В моей жене есть задатки здоровой работы. Несколько неприятных черт в голосе, неумение держаться на сцене, натруженность, иногда — хватание за искусство, судорожность, когда искусство требует, чтобы к нему подходили плавно и смело, бесстрашно обжигались его огнем. Все это может пройти. Несколько черт пленительных: как садится, как вертела лорнет, все тот же изгиб руки, какое-то прирожденное изящество нескольких движений, очаровательное произношение нескольких букв, недоговоренность. Хотел бы я видеть ее в большой роли.

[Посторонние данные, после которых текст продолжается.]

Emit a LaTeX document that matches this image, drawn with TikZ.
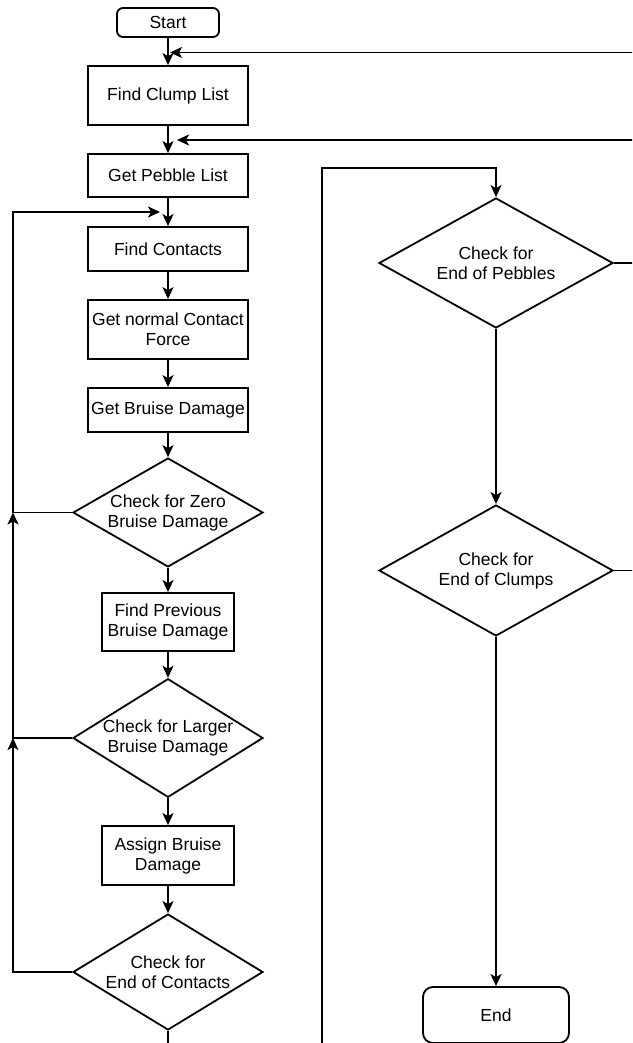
\documentclass[tikz,border=0pt]{standalone}
\usepackage{fontspec}
\setmainfont{Liberation Sans}
\usetikzlibrary{arrows.meta,shapes.geometric}
\newcommand{\chartfont}{\fontsize{17.5}{20}\selectfont}
\tikzset{
	box/.style={draw, line width=1.8pt, minimum width=160pt, align=center, inner sep=0pt, font=\chartfont},
	term/.style={box, rounded corners=6pt},
	check/.style={draw, diamond, line width=1.8pt, inner sep=-12pt, align=center, font=\chartfont},
	flow/.style={line width=1.8pt, -{Stealth[length=12pt,width=11pt,inset=3pt]}}
}

\begin{document}
\begin{tikzpicture}[x=1pt, y=-1pt]
			%%%%% START %%%%%
			\useasboundingbox (0,0) rectangle (632,1043);
			\clip (0,0) rectangle (632,1043);
			
			% contact loop
			\node[term, minimum width=102pt, minimum height=29pt] (start) at (168,22.5) {Start};
			\node[box, minimum height=59pt] (clump) at (168,95.5) {Find Clump List};
			\node[box, minimum height=43pt] (pebble) at (168,175.5) {Get Pebble List};
			\node[box, minimum height=44pt] (contacts) at (168,249) {Find Contacts};
			\node[box, minimum height=59pt] (normal) at (168,329.5) {Get normal Contact\\Force};
			\node[box, minimum height=44pt] (bruise) at (168,410) {Get Bruise Damage};
			\node[check, minimum width=190pt, minimum height=101pt] (zero) at (168,512.5) {Check for Zero\\Bruise Damage};
			\node[box, minimum width=132pt, minimum height=58pt] (previous) at (168,622) {Find Previous\\Bruise Damage};
			\node[check, minimum width=190pt, minimum height=116pt] (larger) at (168,738) {Check for Larger\\Bruise Damage};
			\node[box, minimum width=132pt, minimum height=59pt] (assign) at (168,855.5) {Assign Bruise\\Damage};
			\node[check, minimum width=190pt, minimum height=116pt] (contactsend) at (168,972) {Check for\\End of Contacts};
			
			% pebble and clump checks
			\node[check, minimum width=234pt, minimum height=130pt] (pebbleend) at (496,263) {Check for\\End of Pebbles};
			\node[check, minimum width=234pt, minimum height=131pt] (clumpend) at (496,570.5) {Check for\\End of Clumps};
			\node[term, minimum width=146pt, minimum height=56pt, rounded corners=10pt] (end) at (496,1015) {End};
			
			\draw[flow] (start) -- (clump);
			\draw[flow] (clump) -- (pebble);
			\draw[flow] (pebble) -- (contacts);
			\draw[flow] (contacts) -- (normal);
			\draw[flow] (normal) -- (bruise);
			\draw[flow] (bruise) -- (zero);
			\draw[flow] (zero) -- (previous);
			\draw[flow] (previous) -- (larger);
			\draw[flow] (larger) -- (assign);
			\draw[flow] (assign) -- (contactsend);
			
			% back to next contact
			\coordinate (backA) at (13,738);
			\coordinate (backB) at (13,512.5);
			\coordinate (intoC) at (160,212);
			\draw[flow] (contactsend.west) -| (backA);
			\draw[flow] (larger.west) -- (backA) -- (backB);
			\draw[flow] (zero.west) -- (backB) |- (intoC);
			
			% over to the right column
			\coordinate (downC) at (168,1075);
			\coordinate (loopR) at (322,168);
			\draw[flow] (contactsend.south) -- (downC) -| (loopR) -| (pebbleend.north);
			\draw[flow] (pebbleend) -- (clumpend);
			\draw[flow] (clumpend) -- (end);
			
			% back to next pebble / clump
			\coordinate (intoP) at (177,140);
			\coordinate (intoL) at (170,52.5);
			\draw[flow] (pebbleend.east) -- ++(40,0) |- (intoP);
			\draw[flow] (clumpend.east) -- ++(60,0) |- (intoL);
			
			%%%%% END %%%%%
\end{tikzpicture}
\end{document}
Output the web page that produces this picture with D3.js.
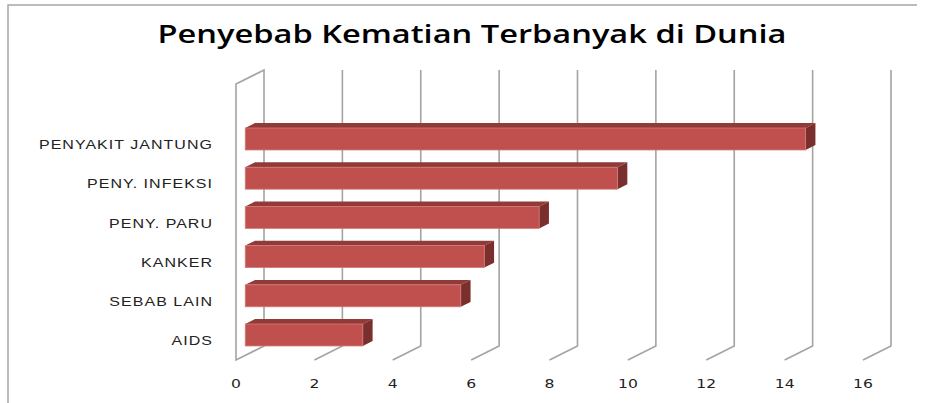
<!DOCTYPE html>
<html>
<head>
<meta charset="utf-8">
<script src="https://cdn.jsdelivr.net/npm/d3@7"></script>
<style>
  body { margin: 0; background: #fff; }
  svg { display: block; }
</style>
</head>
<body>
<div id="chart"></div>
<script>
var categories = ["PENYAKIT JANTUNG", "PENY. INFEKSI", "PENY. PARU", "KANKER", "SEBAB LAIN", "AIDS"];
var values = [14.3, 9.5, 7.5, 6.1, 5.5, 3.0];
var tickValues = [0, 2, 4, 6, 8, 10, 12, 14, 16];
var title = "Penyebab Kematian Terbanyak di Dunia";

var width = 926, height = 403;
var svg = d3.select("#chart").append("svg")
    .attr("width", width)
    .attr("height", height);

// depth of the 3d box, and where the bars sit inside it
var DX = 28, DY = -14;
var bf = 0.33, bb = 0.68;

var x = d3.scaleLinear()
    .domain([0, 16])
    .range([236, 863]);

var wallTop = 84, floorY = 360;

// bars front face
var y = d3.scaleBand()
    .domain(categories)
    .range([119.4, 354.6])
    .paddingInner(0.44)
    .paddingOuter(0.22);

// outer border
svg.append("path")
    .attr("d", "M8,403 L8,5 L917,5")
    .attr("fill", "none")
    .attr("stroke", "#a6a6a6")
    .attr("stroke-width", 1.5);

// title
svg.append("text")
    .attr("x", 472)
    .attr("y", 43)
    .attr("text-anchor", "middle")
    .attr("font-family", "'Open Sans', sans-serif")
    .attr("font-weight", 600)
    .attr("font-size", 26)
    .attr("textLength", 629)
    .attr("lengthAdjust", "spacingAndGlyphs")
    .attr("fill", "#000")
    .text(title);

var grid = svg.append("g")
    .attr("fill", "none")
    .attr("stroke", "#a3a3a3")
    .attr("stroke-width", 1.6);

// left wall
grid.append("path")
    .attr("d", "M" + x(0) + "," + floorY + " L" + x(0) + "," + wallTop +
        " L" + (x(0) + DX) + "," + (wallTop + DY) +
        " L" + (x(0) + DX) + "," + (floorY + DY) + " Z");

// gridlines: back vertical + floor diagonal
tickValues.filter(function (d) { return d > 0; }).forEach(function (v) {
    grid.append("path")
        .attr("d", "M" + (x(v) + DX) + "," + (wallTop + DY) +
            " L" + (x(v) + DX) + "," + (floorY + DY) +
            " L" + x(v) + "," + floorY);
});

// tick labels
svg.append("g").selectAll("text")
    .data(tickValues)
    .join("text")
    .attr("transform", function (d) { return "translate(" + x(d) + ",388) scale(1.3,1)"; })
    .attr("text-anchor", "middle")
    .attr("font-family", "'DejaVu Sans', sans-serif")
    .attr("font-size", 12)
    .attr("fill", "#222")
    .text(function (d) { return d; });

// category labels
svg.append("g").selectAll("text")
    .data(categories)
    .join("text")
    .attr("transform", function (d) { return "translate(213," + (y(d) + y.bandwidth() / 2 + 7) + ") scale(1.3,1)"; })
    .attr("text-anchor", "end")
    .attr("dominant-baseline", "middle")
    .attr("font-family", "'Liberation Sans', Arial, sans-serif")
    .attr("font-size", 12.3)
    .attr("letter-spacing", 0.8)
    .attr("fill", "#222")
    .text(function (d) { return d; });

// bars
var ox = DX * bf, bx = DX * (bb - bf), by = DY * (bb - bf);
var bars = svg.append("g").selectAll("g")
    .data(categories.map(function (c, i) { return { cat: c, v: values[i] }; }))
    .join("g");

function pts(a) { return a.map(function (p) { return p.join(","); }).join(" "); }

bars.append("polygon")
    .attr("fill", "#913a38")
    .attr("points", function (d) {
        var x0 = x(0) + ox, x1 = x(d.v) + ox, t = y(d.cat);
        return pts([[x0, t], [x0 + bx, t + by], [x1 + bx, t + by], [x1, t]]);
    });

bars.append("polygon")
    .attr("fill", "#7b2f2d")
    .attr("points", function (d) {
        var x1 = x(d.v) + ox, t = y(d.cat), b = t + y.bandwidth();
        return pts([[x1, t], [x1 + bx, t + by], [x1 + bx, b + by], [x1, b]]);
    });

bars.append("rect")
    .attr("x", x(0) + ox)
    .attr("y", function (d) { return y(d.cat); })
    .attr("width", function (d) { return x(d.v) - x(0); })
    .attr("height", y.bandwidth())
    .attr("fill", "#c0504d")
    .attr("stroke", "#d07a77")
    .attr("stroke-width", 0.8);
</script>
</body>
</html>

Нет, все-таки я усталый и больной.
Мгебров и Чекан, одно и то же теперь. В Мгеброве — роковое, его судьба подстерегает. Крайний модернизм, вырождение, страшная худоба и неверность ног, бегает как каракатица. В монологе «Мое рожденье было странно, я — Эусебио Креста» (произнес неправильно, как когда-то Коммиссаржевская, — запомнилось) — очень благородные ноты. Игра Мгеброва и очень красивые ноты в голосе Чекан — о себе. Они интересны оба, и оба, может быть, без будущего, — что останется им делать, когда молодое волнение пройдет. Чекан — обыкновеннее, как женщина. А такого сына, как Мгебров, обреченного, с ярким талантом, который, может быть, никогда не разовьется, можно любить. Его мать ходит, злясь на всех, по-моему, и я это понимаю. В первом действии Кальдерона (!), где играли лучше всего, — Мгебров и Чекан подчеркивали свои отношения, ввели мотив танца апашей. Итак: Кальдерон 1) в переводе Бальмонта; 2) в исполнении модернистов; 3) с декорациями «более чем условными». И ОДНАКО — этот «католический мистицизм» БЫЛ выражен, как едва ли выразили бы его обыкновенные актеры.
Утро. Сейчас прочел об аресте Туманова.
Внезапно, когда я писал письмо маме, приехала милая, милая. Мы провели день свято, я проводил ее на вокзал; вечером пришел Пяст — и загуляли.
17 июля
Многое: Шахматове, Терещенко у меня, чтение оперы маме, тете и ему, Стриндберг в Териоках, купанье в Шуваловском озере с Пястом. Все описано в письмах к маме, повторять здесь не стоит.